Jed Hoyer, president of baseball operations for the Chicago Cubs, spoke with reporters (including Bruce Levine of of 670 The Score and Sahadev Sharma of The Athletic) on Friday about the upcoming offseason. Hoyer said that the organization plans on being “really active in free agency,” though also hedged that by saying they plan to “spend money intelligently.”
One could be forgiven for being a bit skeptical of Hoyer, given how his tenure as president has gone so far. After taking over for the departing Theo Epstein in November of 2020, it took him just over a month to trade away the team’s ace, Yu Darvish, a move that seemed entirely motivated by ownership-mandated cost savings and was essentially unprecedented. If that wasn’t a total wave of the white flag on the season, then the trade deadline was, as the Cubs shipped out almost all of their curse-breaking core by trading away Anthony Rizzo, Javier Baez and Kris Bryant, as well as Craig Kimbrel and a few others.
After almost a year of stripping the roster down, it’s hard to believe that the front office will suddenly turn around and spend at the top of the market in an attempt to make a quick return to competitiveness. However, there’s not going to much stopping them from spending this winter, financially speaking. Due to all the aforementioned trades, they now have just over $40MM in guaranteed money on the books for 2022, most of which is going to Jason Heyward and Kyle Hendricks, per Roster Resource’s Jason Martinez. Willson Contreras and Ian Happ will be owed arbitration raises and add modest sums to that, but that will probably only push the total to the $60MM range. The Cubs haven’t had a payroll below $100MM since 2014, according to Cot’s Baseball Contracts, when prorating 2020’s payroll over a full season. So, there could be lots of money for Hoyer to throw around, if ownership allows him. But based on the past year, that’s a big if.

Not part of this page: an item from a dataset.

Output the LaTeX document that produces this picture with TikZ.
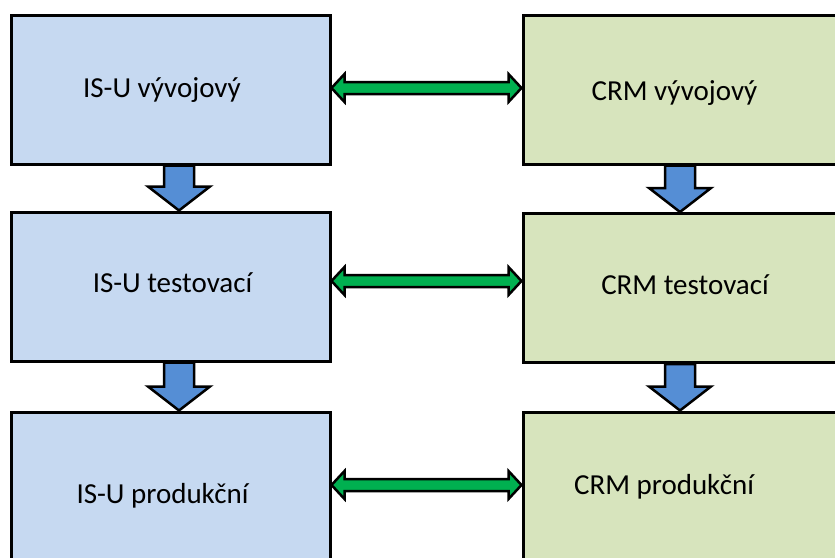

Given all the holes on the roster created by the teardown, it seems more likely that the club will make a few modest signings and continue to give most of their playing time to cheaper and controllable players. With the departure of the previous core, they didn’t really have highly-touted prospects to call up and fill the void. Instead, the playing time has gone to late-bloomer types like 30-year-old Rafael Ortega and 29-year-olds Patrick Wisdom and Frank Schwindel. Although those guys have fared well in their auditions since the deadline, they’re generally not the kinds of players that front offices consider building blocks.
In addition to the roster, Hoyer will also be dealing with other matters, such as signing a general manager. In Sharma’s piece from The Athletic, and a separate piece from Levine, they say the plan is to make a hire before the general managers’ meetings. A date is not yet set for this year’s meetings, though they usually take place annually in November. Levine’s sources say the Cubs have “had contact with upward of six individuals” about the position, though no names are mentioned.
As for the manager’s seat, Sharma suggests the plan there is more straightforward. David Ross is about to finish the second season of a three-year deal, though he could be a candidate for an extension. When asked about the possibility of an extension, Hoyer said, “I think that’s a question for next week… But it’s a fair question next week. And like I said, I love working with him. He’s already an excellent manager, and I think he has a chance to be really special in his job.”
All in all, it will surely be a very different offseason than the Cubs have had in some time, with one competitive window now firmly closed and all efforts focused on opening the next one.